Copy all of the material exactly. Pictures are not to appear in the copy.

Data excerpt ::

= = = = =

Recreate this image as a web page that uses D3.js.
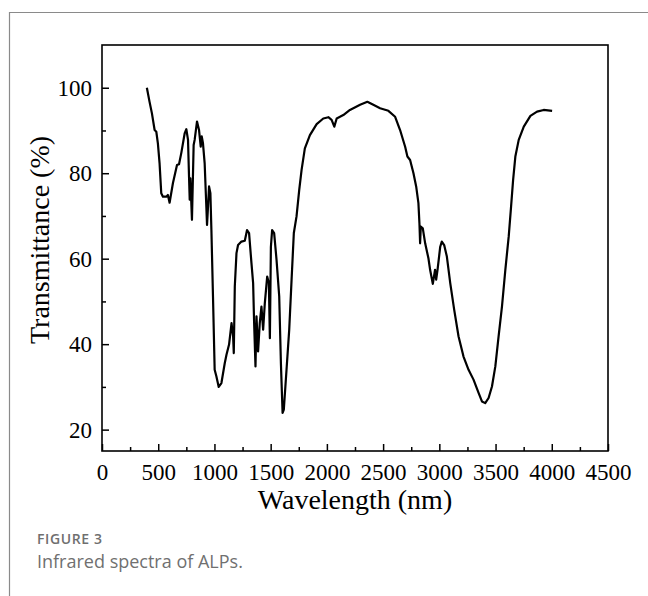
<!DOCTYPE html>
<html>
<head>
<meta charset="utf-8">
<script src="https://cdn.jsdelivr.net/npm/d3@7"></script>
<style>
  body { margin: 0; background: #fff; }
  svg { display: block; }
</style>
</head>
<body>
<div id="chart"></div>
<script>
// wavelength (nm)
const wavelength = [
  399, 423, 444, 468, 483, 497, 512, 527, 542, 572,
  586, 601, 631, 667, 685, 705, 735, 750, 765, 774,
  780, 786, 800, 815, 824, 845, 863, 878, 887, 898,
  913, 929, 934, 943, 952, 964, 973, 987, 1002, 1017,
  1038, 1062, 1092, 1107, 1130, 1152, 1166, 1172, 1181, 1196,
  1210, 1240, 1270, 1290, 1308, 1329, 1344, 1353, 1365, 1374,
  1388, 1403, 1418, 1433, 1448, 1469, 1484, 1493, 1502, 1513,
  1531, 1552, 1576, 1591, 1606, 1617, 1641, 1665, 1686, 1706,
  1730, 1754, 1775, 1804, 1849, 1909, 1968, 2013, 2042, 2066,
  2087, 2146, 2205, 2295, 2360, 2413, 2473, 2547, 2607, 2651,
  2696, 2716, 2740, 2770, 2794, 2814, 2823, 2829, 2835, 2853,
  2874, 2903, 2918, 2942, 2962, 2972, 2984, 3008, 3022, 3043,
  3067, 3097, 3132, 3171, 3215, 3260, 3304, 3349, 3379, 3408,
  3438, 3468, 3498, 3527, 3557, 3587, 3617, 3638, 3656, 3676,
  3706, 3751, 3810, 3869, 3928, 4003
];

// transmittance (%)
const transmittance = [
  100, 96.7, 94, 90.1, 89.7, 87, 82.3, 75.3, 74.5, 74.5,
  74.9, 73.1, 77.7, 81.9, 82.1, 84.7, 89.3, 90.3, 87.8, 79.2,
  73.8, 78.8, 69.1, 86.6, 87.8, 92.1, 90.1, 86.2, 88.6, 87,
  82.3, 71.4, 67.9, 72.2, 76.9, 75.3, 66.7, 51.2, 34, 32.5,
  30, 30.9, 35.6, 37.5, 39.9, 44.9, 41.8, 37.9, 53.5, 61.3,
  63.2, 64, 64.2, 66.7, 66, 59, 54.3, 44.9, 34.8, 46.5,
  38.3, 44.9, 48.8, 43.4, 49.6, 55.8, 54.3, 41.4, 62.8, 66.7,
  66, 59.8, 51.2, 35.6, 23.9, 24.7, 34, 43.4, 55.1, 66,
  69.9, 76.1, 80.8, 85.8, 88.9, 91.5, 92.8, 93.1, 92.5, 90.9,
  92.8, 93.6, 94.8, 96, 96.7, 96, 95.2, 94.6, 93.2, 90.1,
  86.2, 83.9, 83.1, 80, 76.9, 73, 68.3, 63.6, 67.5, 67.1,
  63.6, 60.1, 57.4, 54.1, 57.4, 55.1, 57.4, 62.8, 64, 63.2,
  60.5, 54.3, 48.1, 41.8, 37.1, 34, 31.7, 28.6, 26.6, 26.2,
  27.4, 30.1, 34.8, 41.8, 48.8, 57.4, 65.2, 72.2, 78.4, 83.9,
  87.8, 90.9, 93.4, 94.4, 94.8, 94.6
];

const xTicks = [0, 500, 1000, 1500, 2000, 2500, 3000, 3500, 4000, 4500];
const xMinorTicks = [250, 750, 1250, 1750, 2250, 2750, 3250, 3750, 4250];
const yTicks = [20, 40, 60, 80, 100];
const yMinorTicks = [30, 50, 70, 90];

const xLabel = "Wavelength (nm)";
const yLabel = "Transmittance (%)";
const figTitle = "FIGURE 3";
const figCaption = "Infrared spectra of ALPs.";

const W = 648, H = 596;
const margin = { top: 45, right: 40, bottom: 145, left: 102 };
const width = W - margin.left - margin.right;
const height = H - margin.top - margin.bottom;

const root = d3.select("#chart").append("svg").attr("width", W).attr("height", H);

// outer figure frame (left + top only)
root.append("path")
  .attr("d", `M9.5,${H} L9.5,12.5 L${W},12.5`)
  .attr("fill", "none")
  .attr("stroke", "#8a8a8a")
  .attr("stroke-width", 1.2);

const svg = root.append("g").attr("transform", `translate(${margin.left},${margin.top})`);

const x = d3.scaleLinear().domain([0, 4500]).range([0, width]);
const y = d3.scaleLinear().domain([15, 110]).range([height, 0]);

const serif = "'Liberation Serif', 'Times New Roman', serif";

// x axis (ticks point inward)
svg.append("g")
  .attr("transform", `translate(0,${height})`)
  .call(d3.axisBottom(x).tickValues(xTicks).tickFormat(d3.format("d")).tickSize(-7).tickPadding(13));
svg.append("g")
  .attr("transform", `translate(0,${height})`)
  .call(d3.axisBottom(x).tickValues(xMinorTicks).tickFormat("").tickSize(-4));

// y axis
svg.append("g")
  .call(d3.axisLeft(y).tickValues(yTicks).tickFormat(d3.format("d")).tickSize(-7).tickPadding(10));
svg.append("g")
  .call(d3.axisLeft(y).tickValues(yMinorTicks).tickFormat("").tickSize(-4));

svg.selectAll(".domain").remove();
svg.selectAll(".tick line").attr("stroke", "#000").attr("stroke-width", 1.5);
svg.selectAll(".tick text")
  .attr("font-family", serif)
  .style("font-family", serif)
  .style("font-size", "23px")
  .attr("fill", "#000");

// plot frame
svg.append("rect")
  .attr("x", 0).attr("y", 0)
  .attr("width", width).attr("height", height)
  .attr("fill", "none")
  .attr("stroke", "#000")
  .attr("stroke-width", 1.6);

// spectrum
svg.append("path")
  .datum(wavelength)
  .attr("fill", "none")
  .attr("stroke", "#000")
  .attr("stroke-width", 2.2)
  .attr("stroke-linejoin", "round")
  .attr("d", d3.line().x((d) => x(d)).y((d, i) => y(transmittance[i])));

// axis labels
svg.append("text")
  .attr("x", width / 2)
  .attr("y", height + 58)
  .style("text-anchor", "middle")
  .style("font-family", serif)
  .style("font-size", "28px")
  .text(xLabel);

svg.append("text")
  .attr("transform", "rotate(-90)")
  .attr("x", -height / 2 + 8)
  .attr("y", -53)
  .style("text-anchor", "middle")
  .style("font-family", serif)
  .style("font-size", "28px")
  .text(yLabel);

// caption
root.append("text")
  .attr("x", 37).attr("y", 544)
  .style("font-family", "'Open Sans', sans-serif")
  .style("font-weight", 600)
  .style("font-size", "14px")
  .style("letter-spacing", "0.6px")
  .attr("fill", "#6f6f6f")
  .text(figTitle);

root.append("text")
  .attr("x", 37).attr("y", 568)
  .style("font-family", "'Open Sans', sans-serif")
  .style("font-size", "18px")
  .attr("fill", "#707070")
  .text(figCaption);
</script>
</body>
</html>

= = = = =

Full response ::
Recreate this image as a web page that uses D3.js.
<!DOCTYPE html>
<html>
<head>
<meta charset="utf-8">
<script src="https://cdn.jsdelivr.net/npm/d3@7"></script>
<style>
  body { margin: 0; background: #fff; }
  svg { display: block; }
</style>
</head>
<body>
<div id="chart"></div>
<script>
// wavelength (nm)
const wavelength = [
  399, 423, 444, 468, 483, 497, 512, 527, 542, 572,
  586, 601, 631, 667, 685, 705, 735, 750, 765, 774,
  780, 786, 800, 815, 824, 845, 863, 878, 887, 898,
  913, 929, 934, 943, 952, 964, 973, 987, 1002, 1017,
  1038, 1062, 1092, 1107, 1130, 1152, 1166, 1172, 1181, 1196,
  1210, 1240, 1270, 1290, 1308, 1329, 1344, 1353, 1365, 1374,
  1388, 1403, 1418, 1433, 1448, 1469, 1484, 1493, 1502, 1513,
  1531, 1552, 1576, 1591, 1606, 1617, 1641, 1665, 1686, 1706,
  1730, 1754, 1775, 1804, 1849, 1909, 1968, 2013, 2042, 2066,
  2087, 2146, 2205, 2295, 2360, 2413, 2473, 2547, 2607, 2651,
  2696, 2716, 2740, 2770, 2794, 2814, 2823, 2829, 2835, 2853,
  2874, 2903, 2918, 2942, 2962, 2972, 2984, 3008, 3022, 3043,
  3067, 3097, 3132, 3171, 3215, 3260, 3304, 3349, 3379, 3408,
  3438, 3468, 3498, 3527, 3557, 3587, 3617, 3638, 3656, 3676,
  3706, 3751, 3810, 3869, 3928, 4003
];

// transmittance (%)
const transmittance = [
  100, 96.7, 94, 90.1, 89.7, 87, 82.3, 75.3, 74.5, 74.5,
  74.9, 73.1, 77.7, 81.9, 82.1, 84.7, 89.3, 90.3, 87.8, 79.2,
  73.8, 78.8, 69.1, 86.6, 87.8, 92.1, 90.1, 86.2, 88.6, 87,
  82.3, 71.4, 67.9, 72.2, 76.9, 75.3, 66.7, 51.2, 34, 32.5,
  30, 30.9, 35.6, 37.5, 39.9, 44.9, 41.8, 37.9, 53.5, 61.3,
  63.2, 64, 64.2, 66.7, 66, 59, 54.3, 44.9, 34.8, 46.5,
  38.3, 44.9, 48.8, 43.4, 49.6, 55.8, 54.3, 41.4, 62.8, 66.7,
  66, 59.8, 51.2, 35.6, 23.9, 24.7, 34, 43.4, 55.1, 66,
  69.9, 76.1, 80.8, 85.8, 88.9, 91.5, 92.8, 93.1, 92.5, 90.9,
  92.8, 93.6, 94.8, 96, 96.7, 96, 95.2, 94.6, 93.2, 90.1,
  86.2, 83.9, 83.1, 80, 76.9, 73, 68.3, 63.6, 67.5, 67.1,
  63.6, 60.1, 57.4, 54.1, 57.4, 55.1, 57.4, 62.8, 64, 63.2,
  60.5, 54.3, 48.1, 41.8, 37.1, 34, 31.7, 28.6, 26.6, 26.2,
  27.4, 30.1, 34.8, 41.8, 48.8, 57.4, 65.2, 72.2, 78.4, 83.9,
  87.8, 90.9, 93.4, 94.4, 94.8, 94.6
];

const xTicks = [0, 500, 1000, 1500, 2000, 2500, 3000, 3500, 4000, 4500];
const xMinorTicks = [250, 750, 1250, 1750, 2250, 2750, 3250, 3750, 4250];
const yTicks = [20, 40, 60, 80, 100];
const yMinorTicks = [30, 50, 70, 90];

const xLabel = "Wavelength (nm)";
const yLabel = "Transmittance (%)";
const figTitle = "FIGURE 3";
const figCaption = "Infrared spectra of ALPs.";

const W = 648, H = 596;
const margin = { top: 45, right: 40, bottom: 145, left: 102 };
const width = W - margin.left - margin.right;
const height = H - margin.top - margin.bottom;

const root = d3.select("#chart").append("svg").attr("width", W).attr("height", H);

// outer figure frame (left + top only)
root.append("path")
  .attr("d", `M9.5,${H} L9.5,12.5 L${W},12.5`)
  .attr("fill", "none")
  .attr("stroke", "#8a8a8a")
  .attr("stroke-width", 1.2);

const svg = root.append("g").attr("transform", `translate(${margin.left},${margin.top})`);

const x = d3.scaleLinear().domain([0, 4500]).range([0, width]);
const y = d3.scaleLinear().domain([15, 110]).range([height, 0]);

const serif = "'Liberation Serif', 'Times New Roman', serif";

// x axis (ticks point inward)
svg.append("g")
  .attr("transform", `translate(0,${height})`)
  .call(d3.axisBottom(x).tickValues(xTicks).tickFormat(d3.format("d")).tickSize(-7).tickPadding(13));
svg.append("g")
  .attr("transform", `translate(0,${height})`)
  .call(d3.axisBottom(x).tickValues(xMinorTicks).tickFormat("").tickSize(-4));

// y axis
svg.append("g")
  .call(d3.axisLeft(y).tickValues(yTicks).tickFormat(d3.format("d")).tickSize(-7).tickPadding(10));
svg.append("g")
  .call(d3.axisLeft(y).tickValues(yMinorTicks).tickFormat("").tickSize(-4));

svg.selectAll(".domain").remove();
svg.selectAll(".tick line").attr("stroke", "#000").attr("stroke-width", 1.5);
svg.selectAll(".tick text")
  .attr("font-family", serif)
  .style("font-family", serif)
  .style("font-size", "23px")
  .attr("fill", "#000");

// plot frame
svg.append("rect")
  .attr("x", 0).attr("y", 0)
  .attr("width", width).attr("height", height)
  .attr("fill", "none")
  .attr("stroke", "#000")
  .attr("stroke-width", 1.6);

// spectrum
svg.append("path")
  .datum(wavelength)
  .attr("fill", "none")
  .attr("stroke", "#000")
  .attr("stroke-width", 2.2)
  .attr("stroke-linejoin", "round")
  .attr("d", d3.line().x((d) => x(d)).y((d, i) => y(transmittance[i])));

// axis labels
svg.append("text")
  .attr("x", width / 2)
  .attr("y", height + 58)
  .style("text-anchor", "middle")
  .style("font-family", serif)
  .style("font-size", "28px")
  .text(xLabel);

svg.append("text")
  .attr("transform", "rotate(-90)")
  .attr("x", -height / 2 + 8)
  .attr("y", -53)
  .style("text-anchor", "middle")
  .style("font-family", serif)
  .style("font-size", "28px")
  .text(yLabel);

// caption
root.append("text")
  .attr("x", 37).attr("y", 544)
  .style("font-family", "'Open Sans', sans-serif")
  .style("font-weight", 600)
  .style("font-size", "14px")
  .style("letter-spacing", "0.6px")
  .attr("fill", "#6f6f6f")
  .text(figTitle);

root.append("text")
  .attr("x", 37).attr("y", 568)
  .style("font-family", "'Open Sans', sans-serif")
  .style("font-size", "18px")
  .attr("fill", "#707070")
  .text(figCaption);
</script>
</body>
</html>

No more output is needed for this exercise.